There is, of course, no way to make every state legislative race competitive. If you don’t believe this I invite you to frustrate yourself, try running a Republican for the state Assembly in Portage County or a Democrat in Green Lake County.

The fact is though that we could get much more competition into these races than we currently have.

It would be cheap and easy. All that needs to be done is to take the drawing of legislative district lines out of the hands of the Legislature.

Iowa did this decades ago.

They have many more competitive races, many fewer places where the fix is in.

Thanks to our neighbors to the west we don’t even have to re-invent the wheel. All we have to do is adopt the Iowa plan.

If we do this, we will take one more divisive issue off the legislative agenda. We will also save the state money that otherwise will be spent to get experts to carve us up into docile districts that favor whichever party that happens to be in the majority at the end of each census taking decade.

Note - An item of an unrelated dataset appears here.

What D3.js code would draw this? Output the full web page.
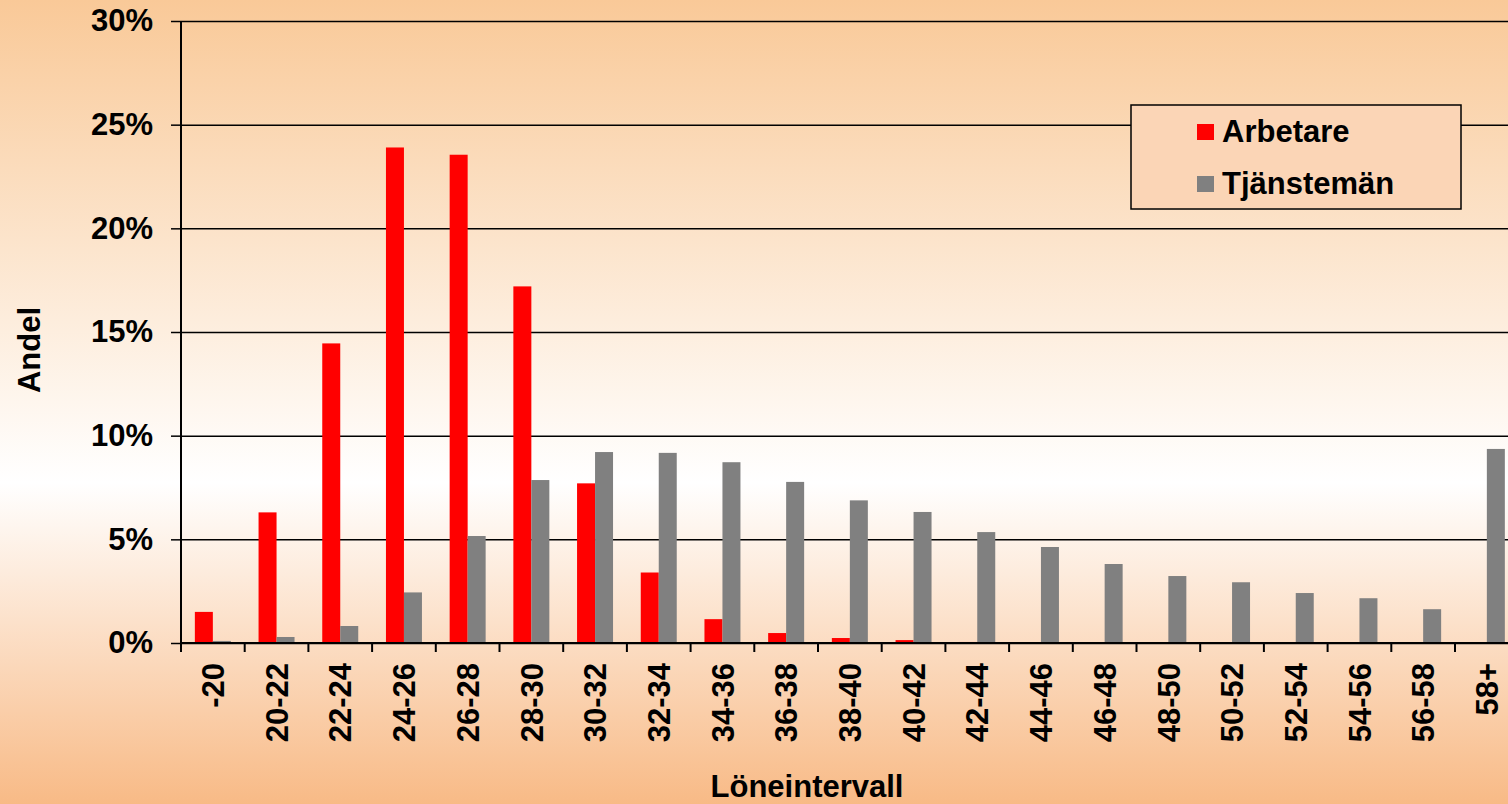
<!DOCTYPE html>
<html>
<head>
<meta charset="utf-8">
<script src="https://cdn.jsdelivr.net/npm/d3@7"></script>
<style>
  body { margin: 0; }
  svg { display: block; font-family: "Liberation Sans", Arial, sans-serif; }
</style>
</head>
<body>
<svg id="chart" width="1508" height="804"></svg>
<script>
// data (percent)
const categories = ["-20", "20-22", "22-24", "24-26", "26-28", "28-30", "30-32", "32-34", "34-36", "36-38", "38-40",
  "40-42", "42-44", "44-46", "46-48", "48-50", "50-52", "52-54", "54-56", "56-58", "58+"];
const arbetare = [1.5, 6.3, 14.45, 23.9, 23.55, 17.2, 7.7, 3.4, 1.15, 0.48, 0.24,
  0.14, 0.05, 0.03, 0, 0, 0, 0, 0, 0, 0];
const tjanstemän = [0.1, 0.29, 0.82, 2.44, 5.16, 7.86, 9.21, 9.17, 8.72, 7.77, 6.88,
  6.32, 5.35, 4.63, 3.81, 3.23, 2.93, 2.41, 2.16, 1.63, 9.36];
const seriesNames = ["Arbetare", "Tjänstemän"];
const yTicks = [0, 5, 10, 15, 20, 25, 30];

let svg = d3.select("#chart");
let W = 1508, H = 804;
let plotLeft = 181, plotTop = 21, plotBottom = 643;
let step = 63.7;

// background gradient
let defs = svg.append("defs");
let grad = defs.append("linearGradient").attr("id", "bg")
  .attr("x1", 0).attr("y1", 0).attr("x2", 0).attr("y2", 1);
grad.append("stop").attr("offset", "0%").attr("stop-color", "#F9C998");
grad.append("stop").attr("offset", "60%").attr("stop-color", "#FFFFFF");
grad.append("stop").attr("offset", "100%").attr("stop-color", "#F8BA86");
svg.append("rect").attr("width", W).attr("height", H).attr("fill", "url(#bg)");

let xScale = d3.scaleBand()
  .domain(categories)
  .range([plotLeft, plotLeft + step * categories.length])
  .paddingInner(0).paddingOuter(0);
let xSub = d3.scaleBand()
  .domain(seriesNames)
  .range([0, xScale.bandwidth()])
  .paddingInner(0).paddingOuter(0.77);
let yScale = d3.scaleLinear()
  .domain([0, 30])
  .range([plotBottom, plotTop]);
let colors = { "Arbetare": "#FF0000", "Tjänstemän": "#808080" };

// gridlines
let grid = d3.axisLeft(yScale).tickValues(yTicks).tickSize(-(W - plotLeft)).tickFormat("");
svg.append("g")
  .attr("transform", "translate(" + plotLeft + ",0)")
  .call(grid)
  .call(g => g.select(".domain").remove())
  .selectAll("line").attr("stroke", "#000").attr("stroke-width", 1.5);

// bars
let rows = categories.map((c, i) => ({ cat: c, vals: [
  { name: "Arbetare", v: arbetare[i] },
  { name: "Tjänstemän", v: tjanstemän[i] }] }));
let groups = svg.append("g").selectAll("g").data(rows).enter().append("g")
  .attr("transform", d => "translate(" + xScale(d.cat) + ",0)");
groups.selectAll("rect").data(d => d.vals).enter().append("rect")
  .attr("x", d => xSub(d.name))
  .attr("y", d => yScale(d.v))
  .attr("width", xSub.bandwidth())
  .attr("height", d => plotBottom - yScale(d.v))
  .attr("fill", d => colors[d.name]);

// y axis
let yAxis = d3.axisLeft(yScale).tickValues(yTicks).tickSize(10).tickPadding(18)
  .tickFormat(d => d + "%");
let yg = svg.append("g")
  .attr("transform", "translate(" + plotLeft + ",0)")
  .call(yAxis);
yg.select(".domain").attr("d", "M0," + plotTop + "V" + (plotBottom + 8)).attr("stroke", "#000").attr("stroke-width", 2);
yg.selectAll("line").attr("stroke", "#000").attr("stroke-width", 1.5);
yg.selectAll("text").attr("fill", "#000").style("font-size", "31px").style("font-weight", "bold");

// x axis line and boundary ticks
svg.append("line")
  .attr("x1", plotLeft).attr("x2", W).attr("y1", plotBottom).attr("y2", plotBottom)
  .attr("stroke", "#000").attr("stroke-width", 2);
svg.append("g").selectAll("line").data(categories).enter().append("line")
  .attr("x1", d => xScale(d)).attr("x2", d => xScale(d))
  .attr("y1", plotBottom).attr("y2", plotBottom + 9)
  .attr("stroke", "#000").attr("stroke-width", 2);

// x labels
let xAxis = d3.axisBottom(xScale).tickSize(0).tickPadding(0);
let xg = svg.append("g")
  .attr("transform", "translate(0," + plotBottom + ")")
  .call(xAxis);
xg.select(".domain").remove();
xg.selectAll("text")
  .attr("transform", "rotate(-90)")
  .attr("x", -20)
  .attr("y", 0)
  .attr("dy", "0.36em")
  .attr("text-anchor", "end")
  .attr("fill", "#000")
  .style("font-size", "31px")
  .style("font-weight", "bold");

// axis titles
svg.append("text")
  .attr("transform", "translate(40,350) rotate(-90)")
  .attr("text-anchor", "middle")
  .style("font-size", "31px").style("font-weight", "bold")
  .text("Andel");
svg.append("text")
  .attr("x", 807).attr("y", 797)
  .attr("text-anchor", "middle")
  .style("font-size", "31px").style("font-weight", "bold")
  .text("Löneintervall");

// legend
let legend = svg.append("g").attr("transform", "translate(1131,105)");
legend.append("rect")
  .attr("width", 330).attr("height", 104)
  .attr("fill", "#FBD5B6").attr("stroke", "#000").attr("stroke-width", 1.5);
let items = legend.selectAll("g.item").data(seriesNames).enter().append("g")
  .attr("class", "item")
  .attr("transform", (d, i) => "translate(0," + (i * 52) + ")");
items.append("rect")
  .attr("x", 66).attr("y", 19).attr("width", 17).attr("height", 16)
  .attr("fill", d => colors[d]);
items.append("text")
  .attr("x", 91).attr("y", 37)
  .style("font-size", "31px").style("font-weight", "bold")
  .text(d => d);
</script>
</body>
</html>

More importantly we will free legislators’ time to deal with the problems that affect us--the voters--instead of just the problems that affect them.

Ready to protest yet?

If so, start painting signs and telling the good government groups to do something beyond wailing and gnashing their teeth about the Supreme Court’s indifference to the collateral damage of their recent decisions about money in politics. The Supreme Court is not going to change its mind about money and is not involved in redistricting legislation.

This is something your legislators can do. It is unlikely that they will, however, unless large numbers of us make it clear that we would like our franchise back. We would prefer to pick our legislators instead of having them pick us.